HYBRID EVENT: You can participate in person at Paris, France or Virtually from your home or work.

6th Edition of World Congress on Infectious Diseases

June 24-26, 2024 | Paris, France

June 24 -26, 2024 | Paris, France
Infection 2024

Francisco Borges Costa

Speaker at Infectious Diseases Conferences - Francisco Borges Costa
University of Maranhoo, Brazil
Title : Epidemiological aspects of rabies in an Amazon-Cerrado transition region of northeastern Brazil


Rabies is an acute viral disease that affects mammals, caused by an RNA virus belonging to the family Rhabdoviridae and the genus Lyssavirus. The disease is transmitted through bites or scratches from an infected animal. Rabies was one of the first infectious diseases to be scientifically studied, with a detailed description of symptoms and clinical course. The global incidence of rabies varies among different regions, and it is estimated that it causes around 60,000 deaths worldwide each year, with a higher prevalence where there are no effective control measures. Most cases occur in developing countries where animal vaccination and proper post-exposure prophylaxis are less accessible. The rabies virus has several variants that are specific to each animal reservoir, and in Brazil, five of these variants have already been identified. This study aimed to better understand the epidemiological aspects of the rabies virus variants circulating in the Amazon-Cerrado transition region through immunological and molecular assays, as well as their reservoirs and distribution in the biomes. To achieve this, 62 biological samples sent to reference laboratories in the state of Maranhão between 2015 and 2022 were analyzed using the fluorescent antibody test (FAT) and reverse transcriptase polymerase chain reaction (RT-PCR) techniques. Primers 504 (sense) and 304 (reverse) were used for the N gene in the RT-PCR reactions, amplifying 240 bp, and the positive samples were submitted to Sanger sequencing to identify the antigenic variant. Of all the samples, 74% tested positive in FAT and 63% tested positive in RT-PCR. Among FAT-negative samples, 19% were detectable for the rabies virus by the RT-PCR. Of all samples that tested positive in both tests, only 28% were successfully sequenced, revealing antigenic variants of Desmodus rotundus and Cerdocyon thous. It was observed that these variants circulate in both the Amazon and Cerrado biomes, with the bat variant being more prevalent in the Amazon biome with human cases of rabies in the early 21st century, while the wild canid variant was more prevalent in the Cerrado, as there are reports of this variant in domestic dogs and humans in this Amazon-Cerrado transition region northeastern Brazil. Thus, these results guide epidemiological surveillance procedures that can be used in each specific case with a one health approach.
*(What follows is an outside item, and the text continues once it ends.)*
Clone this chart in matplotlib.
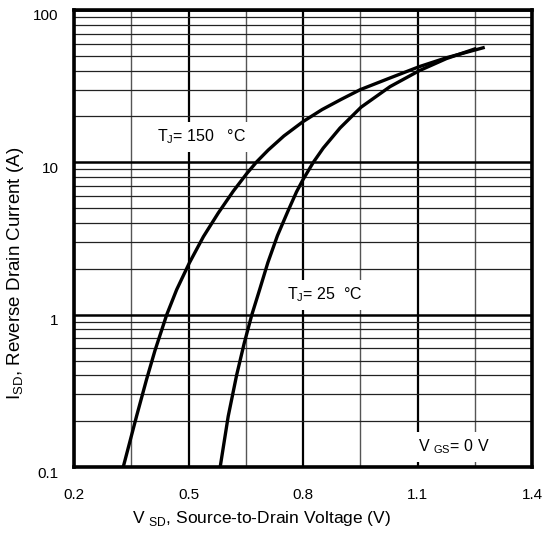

Dr. Francisco Borges Costa graduated in Veterinary Medicine from the State University of Maranhao, Sao Luís, Maranhao - Brazil, and post-graduated as Master Science in 2009. He then joined the research group of Prof. Marcelo Bahia Labruna at the Department of Preventive Veterinary Medicine and Animal Health of the School of Veterinary Medicine and Animal Science of the University of Sao Paulo, where he obtained his Ph.D degree in 2014. After two years postdoctoral fellowship supervised by Dr Labruna in the Program in Experimental Epidemiology Applied to Zoonoses, he obtained the position of Professor at the PPGCA/UEMA. He has published more than 80 research articles in various areas.